The Politics of Psychosis: "I know you are but what am I?"

As Democrats and Republicans happily continue to play their game of partisan political ping-pong with the Tucson massacre, perhaps the most unwittingly ironic assertion is that which claims the assassin's act has little or nothing to do with mainstream politics because the assassin himself is clearly a deranged and mentally disturbed individual.  It is by means of this precise argument that the deranged and disturbed proponents of the Democratic and Republican parties seek to wash their hands of the bloody affair after first attempting to wipe them clean with the other side's dirty laundry.  Yet, the psychotic senselessness, the violence and brutality of the assassin's act stands as an appropriate metaphor for Democratic-Republican party politics and government itself, in which character assassination functions as both a primary means and end.

If psychosis is defined as loss of contact with reality, then Democratic-Republican party politics under the conditions of the global warfare and corporate welfare state has been psychotic for quite some time, complete with delusions of grandeur and paranoid hallucinations.  The self-satisfied authors of empire imagine enemies everywhere in the alternate realities they create for themselves.  Reflecting on Post-Tucson Partisanship and Pathology, Sam Wilson writes:
given how little reasoned discourse has emerged from the partisan camps since Saturday, shouldn't we question any distinction that privileges partisan ideology as rational in order to exempt it from association with the accused's mania?

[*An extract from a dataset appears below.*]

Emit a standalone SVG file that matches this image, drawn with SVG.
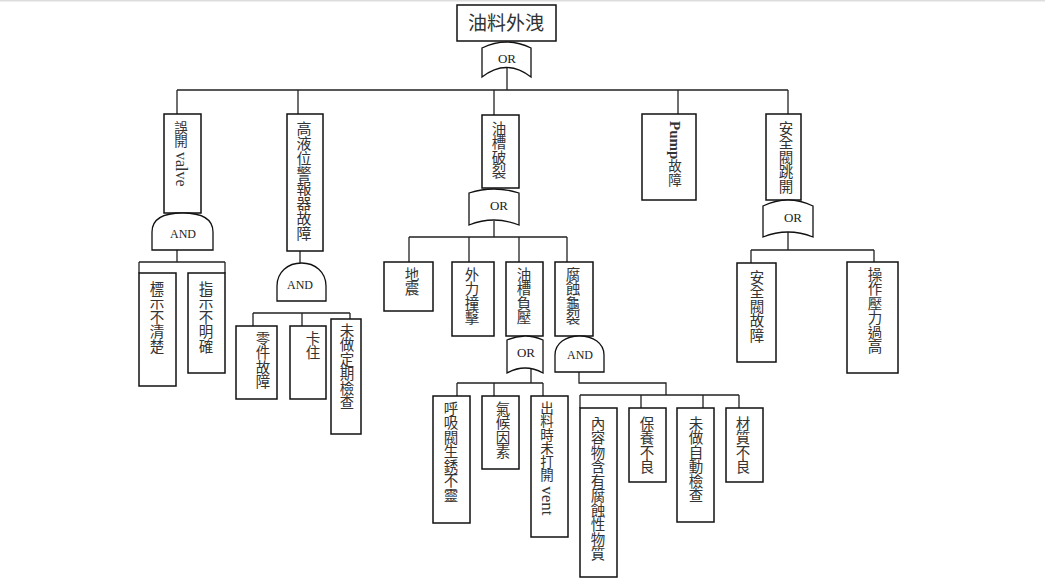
<svg xmlns="http://www.w3.org/2000/svg" width="1045" height="579" viewBox="0 0 1045 579">
<style>
.box{fill:#fff;stroke:#111;stroke-width:1.5}
.gate{fill:#fff;stroke:#111;stroke-width:1.3}
.ln{fill:none;stroke:#222;stroke-width:1.3}
.v{font-family:"Noto Sans CJK TC","Liberation Serif",sans-serif;font-size:14.5px;writing-mode:vertical-rl;fill:#333}
.lat{font-family:"Liberation Serif",serif}
.h{font-family:"Noto Sans CJK TC",sans-serif;fill:#333;text-anchor:middle}
.g{font-family:"Liberation Serif",serif;font-size:13px;fill:#222;text-anchor:middle}
.ga{font-family:"Liberation Serif",serif;font-size:12px;fill:#222;text-anchor:middle}
</style>
<rect x="0" y="0" width="1045" height="1.5" fill="#ddd"/>
<g id="connectors">
<path class="ln" d="M507,68 V90 M177,90 H788 M177,90 V114 M298,90 V114 M494,90 V115 M678,90 V114 M788,90 V114"/>
<path class="ln" d="M177,250 V262 M139,262 H225 M139,262 V273 M225,262 V273"/>
<path class="ln" d="M300,251 V263 M253,313 H350 M253,313 V326 M302,313 V326 M350,313 V319"/>
<path class="ln" d="M494,221 V237 M409,237 H567 M409,237 V262 M469,237 V262 M519,237 V262 M567,237 V262"/>
<path class="ln" d="M531,369 V383 M457,383 H543 M457,383 V396 M494,383 V396 M543,383 V396"/>
<path class="ln" d="M579,372 V383 H666 V395 M580,395 H739 M580,395 V408 M641,395 V408 M703,395 V408 M739,395 V408"/>
<path class="ln" d="M788,232 V250 M751,250 H874 M751,250 V263 M874,250 V262"/>
</g>
<g id="top">
<rect class="box" x="457" y="5" width="99" height="36"/>
<text class="h" x="506" y="30" font-size="19">油料外洩</text>
</g>
<g id="gate-top-or">
<path class="gate" d="M482,48 Q506.5,36 531,48 L531,77 Q506.5,58 482,77 Z"/>
<text class="g" x="507" y="63">OR</text>
</g>
<g id="n-wukai">
<rect class="box" x="164" y="114" width="37" height="99"/>
<text class="v" x="181" y="121" style="font-size:13.5px">誤開<tspan class="lat" style="font-size:16px"> valve</tspan></text>
</g>
<g id="gate-wukai-and">
<path class="gate" d="M152,250 L152,232 C152,218 165,213 182.5,213 C200,213 213,218 213,232 L213,250 Z"/>
<text class="ga" x="183" y="238">AND</text>
</g>
<g id="n-biaoshi">
<rect class="box" x="139" y="273" width="37" height="113"/>
<text class="v" x="157" y="281">標示不清楚</text>
</g>
<g id="n-zhishi">
<rect class="box" x="188" y="273" width="37" height="100"/>
<text class="v" x="206" y="281">指示不明確</text>
</g>
<g id="n-gaoye">
<rect class="box" x="287" y="114" width="36" height="137"/>
<text class="v" x="304" y="121" style="font-size:15px">高液位警報器故障</text>
</g>
<g id="gate-gaoye-and">
<path class="gate" d="M277,301 L277,286 C277,272 288,263 301.5,263 C315,263 326,272 326,286 L326,301 Z"/>
<text class="ga" x="300" y="289">AND</text>
</g>
<g id="n-lingjian">
<rect class="box" x="236" y="326" width="41" height="73"/>
<text class="v" x="263" y="331">零件故障</text>
</g>
<g id="n-kazhu">
<rect class="box" x="290" y="326" width="36" height="73"/>
<text class="v" x="313" y="331">卡住</text>
</g>
<g id="n-weizuo">
<rect class="box" x="331" y="319" width="30" height="115"/>
<text class="v" x="347" y="323">未做定期檢查</text>
</g>
<g id="n-youcao">
<rect class="box" x="482" y="115" width="37" height="73"/>
<text class="v" x="499" y="121">油槽破裂</text>
</g>
<g id="gate-youcao-or">
<path class="gate" d="M469,193 Q494,185 519,193 L519,225 Q494,215 469,225 Z"/>
<text class="g" x="499" y="210">OR</text>
</g>
<g id="n-dizhen">
<rect class="box" x="384" y="262" width="49" height="49"/>
<text class="v" x="412" y="267">地震</text>
</g>
<g id="n-waili">
<rect class="box" x="452" y="262" width="42" height="74"/>
<text class="v" x="472" y="267">外力撞擊</text>
</g>
<g id="n-fuya">
<rect class="box" x="506" y="262" width="37" height="74"/>
<text class="v" x="524" y="267">油槽負壓</text>
</g>
<g id="n-fushi">
<rect class="box" x="555" y="262" width="38" height="74"/>
<text class="v" x="573" y="267">腐蝕龜裂</text>
</g>
<g id="gate-fuya-or">
<path class="gate" d="M507,340 Q525,332 543,340 L543,373 Q525,363 507,373 Z"/>
<text class="g" x="526" y="357">OR</text>
</g>
<g id="gate-fushi-and">
<path class="gate" d="M555,372 L555,355 C555,343 566,336 579.5,336 C593,336 604,343 604,355 L604,372 Z"/>
<text class="ga" x="580" y="359">AND</text>
</g>
<g id="n-huxi">
<rect class="box" x="433" y="396" width="37" height="127"/>
<text class="v" x="451" y="401">呼吸閥生銹不靈</text>
</g>
<g id="n-qihou">
<rect class="box" x="482" y="396" width="37" height="73"/>
<text class="v" x="503" y="401">氣候因素</text>
</g>
<g id="n-chuliao">
<rect class="box" x="531" y="396" width="37" height="141"/>
<text class="v" x="547" y="401" style="font-size:13.5px">出料時未打開<tspan class="lat" style="font-size:17px"> vent</tspan></text>
</g>
<g id="n-neirong">
<rect class="box" x="580" y="408" width="37" height="169"/>
<text class="v" x="598" y="416">內容物含有腐蝕性物質</text>
</g>
<g id="n-baoyang">
<rect class="box" x="629" y="408" width="37" height="74"/>
<text class="v" x="647" y="416">保養不良</text>
</g>
<g id="n-zidong">
<rect class="box" x="677" y="408" width="37" height="114"/>
<text class="v" x="696" y="416">未做自動檢查</text>
</g>
<g id="n-caizhi">
<rect class="box" x="726" y="408" width="37" height="74"/>
<text class="v" x="743" y="416">材質不良</text>
</g>
<g id="n-pump">
<rect class="box" x="642" y="114" width="54" height="86"/>
<text class="v" x="675" y="121" style="font-size:13.5px"><tspan class="lat" font-weight="bold" style="font-size:15px">Pump</tspan>故障</text>
</g>
<g id="n-anquan">
<rect class="box" x="766" y="114" width="35" height="86"/>
<text class="v" x="786" y="121">安全閥跳開</text>
</g>
<g id="gate-anquan-or">
<path class="gate" d="M763,206 Q788,194 813,206 L813,237 Q788,227 763,237 Z"/>
<text class="g" x="793" y="222">OR</text>
</g>
<g id="n-anquanfa">
<rect class="box" x="737" y="263" width="39" height="99"/>
<text class="v" x="757" y="270">安全閥故障</text>
</g>
<g id="n-caozuo">
<rect class="box" x="847" y="262" width="51" height="111"/>
<text class="v" x="875" y="267">操作壓力過高</text>
</g>
</svg>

The sick and twisted irrationality of Democratic-Republican party politics is never more clear than it is in moments of tragedy such as this.  It is as if the trauma provokes a psychotic break that lays bare the wholly mechanical nature of the procedures and formulas that animate what passes for mainstream political discourse.  Such scenes resemble nothing so much as Harpo and Groucho Marx's famous mirror shtick in Duck Soup:  Democrats denounce the violent rhetoric of Republicans, Republicans denounce the violent rhetoric of Democrats, Democrats denounce the conservative climate of hate, Republicans denounce the progressive climate of hate, and so on ad infinitum.  Democratic-Republican party politics is nothing more than an extended game of "I'm rubber and you're glue," or "I know you are but what am I."